BOWIE'S ANTI-MUSICAL

Why Lazarus is unlike any Broadway show you've ever seen

The Man Who Fell To Earth, David Bowie's art-house film from 1976, ends with the main character - an ageless alien played by Bowie - stranded on Earth and heartbroken after losing the love of his life. Bowie's new off-Broadway musical, Lazarus - which opens on December 7 at the tiny New York Theater Workshop - picks up the story forty years later, with Dexter star Michael C. Hall taking over the role. Bowie was intimately involved in the production, writing four new songs (at least one of which appears on his new LP, Blackstar) for it.

Bowie picked Belgian director Ivo van Hove to helm Lazarus. "I didn't want it to become a jukebox musical," van Hove says. "I wanted it to be one story all together, music and theatre." There are a handful of Bowie classics, but most songs are either lesser-known tunes like 1980's It's No Game (No.1) or selections from his past two albums.

Bowie, who starred in a production of The Elephant Man in 1980, has long wanted to bring his music to the stage. "He said it was his dream," van Hove says. "His idea was to do a story where [the character] is stuck on Earth forty years later.

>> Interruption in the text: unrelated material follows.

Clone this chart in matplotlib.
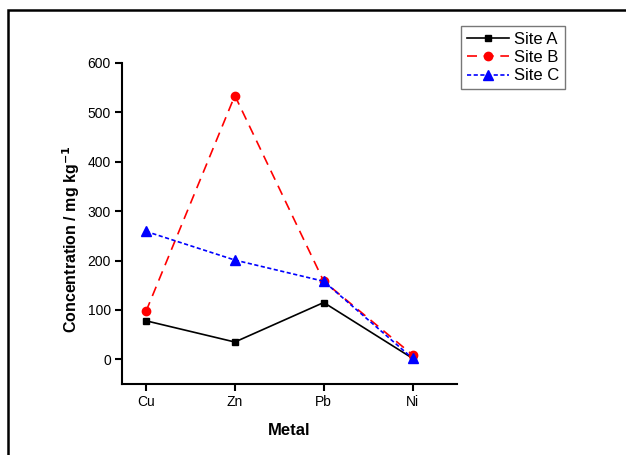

And he wanted a girl in a central role."

Hall's co-star is Sophia Anne Caruso, fourteen, who appeared in NBC's live version of The Sound Of Music in 2013. She steals the show every time she's onstage, especially when she sings Life on Mars. "David and I were at her audition," says van Hove. "We looked at each other and said, 'Yes.' We didn't have to see any girls after her."

The show's run is sold out, and there are currently no plans to bring Lazarus to Broadway. "For now," says van Hove, "I just want to make the best show on Earth."